The Deputy Prime Minister warned he would not accept the Tory leader’s plan to “roll back” green levies that add £112 to energy bills if it cost jobs or meant less help for poorer people.

In a round of interviews, Mr Clegg repeatedly said that one option would be to move part of the £2.7 billion costs onto general expenditure rather than scrap the levies altogether.

His proposal would help to reduce fuel bills but leave Chancellor George Osborne to find the money from cuts, taxes or borrowing.

Mr Clegg said: “Of course I’m certainly not going to accept — I don’t think anyone would want us to accept — simply scrapping a whole system of levies, which for instance help two million of the poorest households.”

Labour leader Ed Miliband called the proposal a “panicked wheeze” that would let the energy firms off the hook.

Mr Clegg confirmed that he learned of Mr Cameron’s announcement, made at Question Time yesterday, just minutes beforehand from aides, saying: “It wasn’t something that I was fully expecting.”
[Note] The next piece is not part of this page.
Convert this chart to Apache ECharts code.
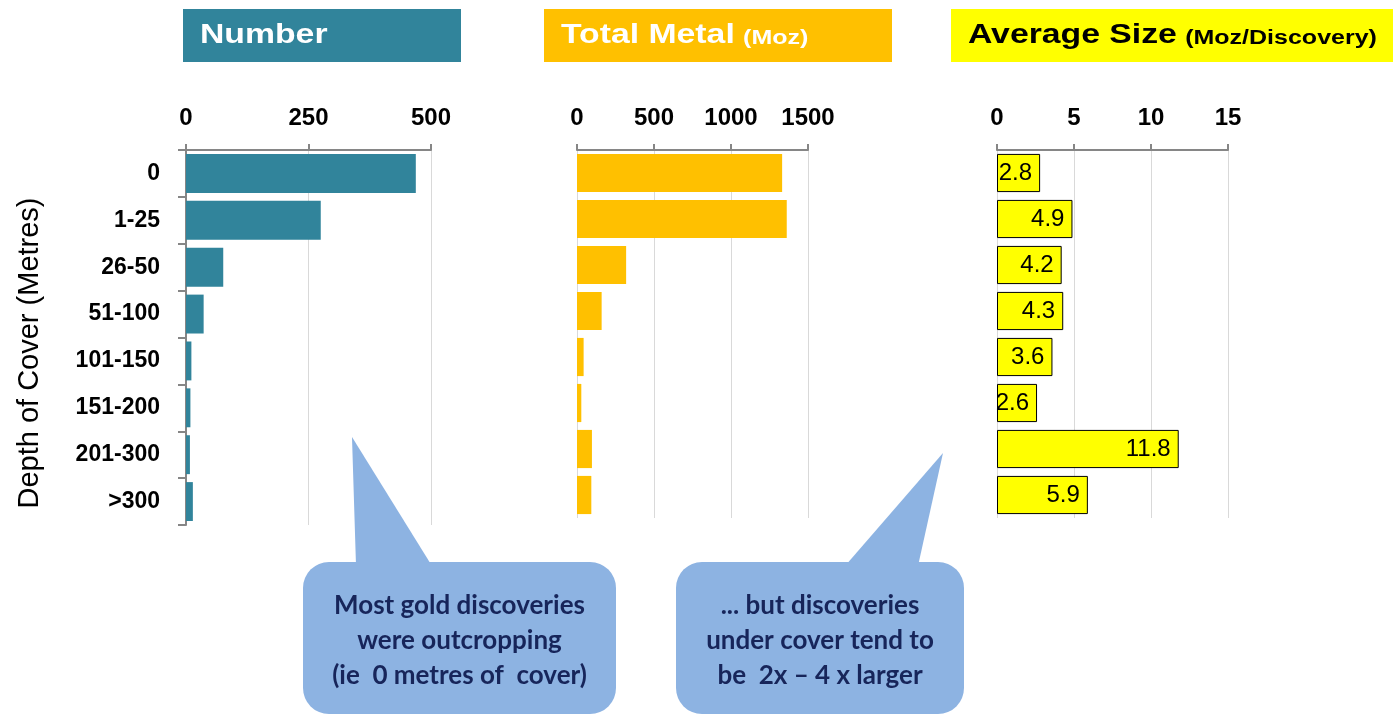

And he was candid about the rift in the Coalition over the issue, saying: “We will find agreement...about how we strike the right balance.”

Mr Miliband said in a speech Mr Clegg’s plan would merely “shift the burden from ordinary bill payers...to ordinary taxpayers”.

Labour’s fuel bill freeze would be paid for by the gas and electricity companies, he went on. “They want you to pick up the tab for their failure to stand up to the energy companies.”

He continued: “They propose a panicked wheeze paid for by taxpayers. We offer a real freeze paid for by the big energy companies.”

Downing Street said Mr Clegg’s proposal was one option among many and discussions were “ongoing”.

Hitting back at Mr Miliband, an aide said green levies supported by Labour would add £80 more to average energy bills between now and 2020.

Green levies are added to bills to fund schemes such as free home insulation for old and poorer people, which help to lower their bills and generate jobs.

Conservative MP and environmentalist Zac Goldsmith said it was “embarrassing” that political leaders were retreating from green commitments.

“Just three years ago, party leaders were falling over themselves to take credit for green policies and to be seen as the greenest,” he said.

“That was also the basis on which they went to the polls in 2010. Today, they are blaming each other for those same policies.

“Regardless of peoples’ views on the green agenda, the politics of this is embarrassing, with promises being dropped, policies being casually reversed, and kindergarten ‘you started it’ exchanges in this, the mother of Parliaments.”